The film is fully focused on the story of the journalists – it doesn’t get bogged down by sentimentalism and allows the horror of the situation they are discovering to speak for itself. This only makes the it more dramatic; the fact that we don’t see any of the characters lives outside of their work (apart from the small areas where the two cross over) is also refreshing and allows the focus to remain where it should be.

All of the performances by the cast are entirely naturalistic and believable (if not spectacular) as they act and speak the way real people would in their situations. This again adds to the drama of the film and also helps to make the story relatable in the sense that the molestation could happen to anyone. Ruffalo being the standout performer.

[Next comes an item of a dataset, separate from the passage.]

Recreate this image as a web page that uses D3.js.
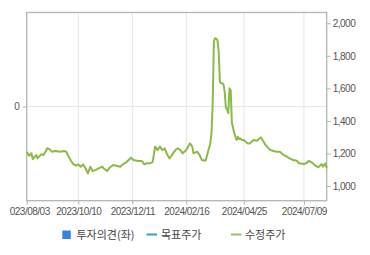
<!DOCTYPE html>
<html><head><meta charset="utf-8">
<script src="https://cdn.jsdelivr.net/npm/d3@7"></script>
<style>
html,body{margin:0;padding:0;background:#fff;}
svg{display:block;}
</style>
</head><body>
<svg id="c" width="370" height="255"></svg>
<script>
// trading-day index of each sampled point
const dayIndex = [0,2,4,5,8,9,12,14,16,17,19,21,24,28,31,33,35,37,39,41,43,45,47,49,51,53,55,57,60,63,64,67,69,72,75,78,80,83,87,89,93,96,98,100,103,105,107,109,111,113,115,117,119,121,124,126,128,130,133,136,138,139,142,144,146,149,150,153,154,155,156,157,158,159,160,161,162,163,164,165,166,167,168,169,170,171,172,173,174,175,176,177,178,179,180,181,184,186,189,192,195,197,199,203,205,208,211,214,217,219,222,225,227,231,233,235,238,240,243,246,247,249,250];
// adjusted price (수정주가)
const prices = [1211,1186,1201,1166,1191,1170,1195,1191,1215,1232,1227,1211,1215,1211,1215,1211,1180,1154,1133,1125,1133,1119,1133,1109,1078,1119,1092,1098,1109,1119,1109,1092,1112,1129,1125,1119,1133,1146,1174,1160,1154,1154,1133,1140,1140,1149,1242,1221,1242,1221,1232,1195,1170,1191,1221,1232,1221,1201,1221,1262,1242,1201,1211,1191,1160,1155,1180,1262,1324,1508,1890,1908,1905,1895,1825,1640,1631,1631,1625,1580,1480,1470,1448,1600,1590,1387,1356,1324,1301,1283,1303,1289,1293,1283,1283,1283,1262,1262,1283,1278,1299,1278,1252,1221,1217,1211,1211,1191,1180,1170,1160,1155,1140,1135,1140,1155,1143,1129,1115,1135,1119,1140,1109];
const lastIndex = 250;
const tickIndex = [0,43,88,133,181,231];
const tickLabels = ["2023/08/03","2023/10/10","2023/12/11","2024/02/16","2024/04/25","2024/07/09"];
const rightTicks = [1000,1200,1400,1600,1800,2000];
const leftTicks = [0];
const legendLabels = ["투자의견(좌)","목표주가","수정주가"];

const svg = d3.select("#c");
const L = 26.7, R = 326.7, T = 12.5, B = 200.7;
const x = d3.scaleLinear().domain([0,lastIndex]).range([L,R]);
const yR = d3.scaleLinear().domain([910,2066]).range([B,T]);
const yL = d3.scaleLinear().domain([-1,1]).range([B,T]);
const font = "'Liberation Sans', Arial, sans-serif";

svg.append("defs").append("clipPath").attr("id","xclip")
  .append("rect").attr("x",9.8).attr("y",-10).attr("width",364).attr("height",60);

// gridlines
svg.append("g").selectAll("line").data(tickIndex.slice(1)).join("line")
  .attr("x1",d=>x(d)).attr("x2",d=>x(d)).attr("y1",T).attr("y2",B)
  .attr("stroke","#e6e6e6").attr("stroke-width",1);
svg.append("g").selectAll("line").data(leftTicks).join("line")
  .attr("x1",L).attr("x2",R).attr("y1",d=>yL(d)).attr("y2",d=>yL(d))
  .attr("stroke","#e6e6e6").attr("stroke-width",1);

// frame
svg.append("rect").attr("x",L).attr("y",T).attr("width",R-L).attr("height",B-T)
  .attr("fill","none").attr("stroke","#b4b4b4").attr("stroke-width",1.3);

// axes
const xAxis = d3.axisBottom(x).tickValues(tickIndex).tickFormat((d,i)=>tickLabels[i]).tickSize(4).tickPadding(3);
const gx = svg.append("g").attr("transform",`translate(0,${B})`).attr("clip-path","url(#xclip)").call(xAxis);
gx.select(".domain").remove();
gx.selectAll("line").attr("stroke","#b4b4b4");
gx.selectAll("text").attr("fill","#555").style("font-family",font).style("font-size","10px").style("letter-spacing","-0.5px");

const rAxis = d3.axisRight(yR).tickValues(rightTicks).tickFormat(d3.format(",")).tickSize(4).tickPadding(2);
const gr = svg.append("g").attr("transform",`translate(${R},0)`).call(rAxis);
gr.select(".domain").remove();
gr.selectAll("line").attr("stroke","#b4b4b4");
gr.selectAll("text").attr("fill","#555").style("font-family",font).style("font-size","10px").style("letter-spacing","-0.5px");

const lAxis = d3.axisLeft(yL).tickValues(leftTicks).tickFormat(d3.format("d")).tickSize(4).tickPadding(3);
const gl = svg.append("g").attr("transform",`translate(${L},0)`).call(lAxis);
gl.select(".domain").remove();
gl.selectAll("line").attr("stroke","#b4b4b4");
gl.selectAll("text").attr("fill","#555").style("font-family",font).style("font-size","10px");

// price line
const pts = dayIndex.map((d,i)=>[d,prices[i]]);
svg.append("path").datum(pts)
  .attr("d",d3.line().x(d=>x(d[0])).y(d=>yR(d[1])))
  .attr("fill","none").attr("stroke","#8cba4a").attr("stroke-width",2).attr("stroke-linejoin","round");

// legend
const lg = svg.append("g").style("font-family","'Noto Sans CJK KR', sans-serif").style("font-size","11px").attr("fill","#444");
lg.append("rect").attr("x",62.3).attr("y",230.5).attr("width",8.5).attr("height",8.5).attr("fill","#3584e4");
lg.append("text").attr("x",76.5).attr("y",238.5).text(legendLabels[0]);
lg.append("line").attr("x1",146.5).attr("x2",157).attr("y1",234.5).attr("y2",234.5).attr("stroke","#2aa6b8").attr("stroke-width",2);
lg.append("text").attr("x",161).attr("y",238.5).text(legendLabels[1]);
lg.append("line").attr("x1",231).attr("x2",241.5).attr("y1",234.5).attr("y2",234.5).attr("stroke","#9cc264").attr("stroke-width",2);
lg.append("text").attr("x",245).attr("y",238.5).text(legendLabels[2]);
</script>
</body></html>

For all its good points however the film falls down on the fact that it’s story is too thin. Looking back on the film you can see that the “investigative” journalism the characters performed was simply looking through some books in the basement and getting hold of some legal documents. Apart from that the film is essentially just interviews with victims of the crimes and characters reacting. Yes it does handle what is a sensitive subject with delicacy and remains to true to what actually happens but their just isn’t enough content to carry the film for its two hour length.

Spotlight is a good film which ticks all the Academy’s boxes but offers little to a general audience. In five years Spotlight will have been forgotten by the mass population and is a film that only those interested in best picture winners will watch. And if it fails to win Best Picture then it will in all likelihood be forgotten completely.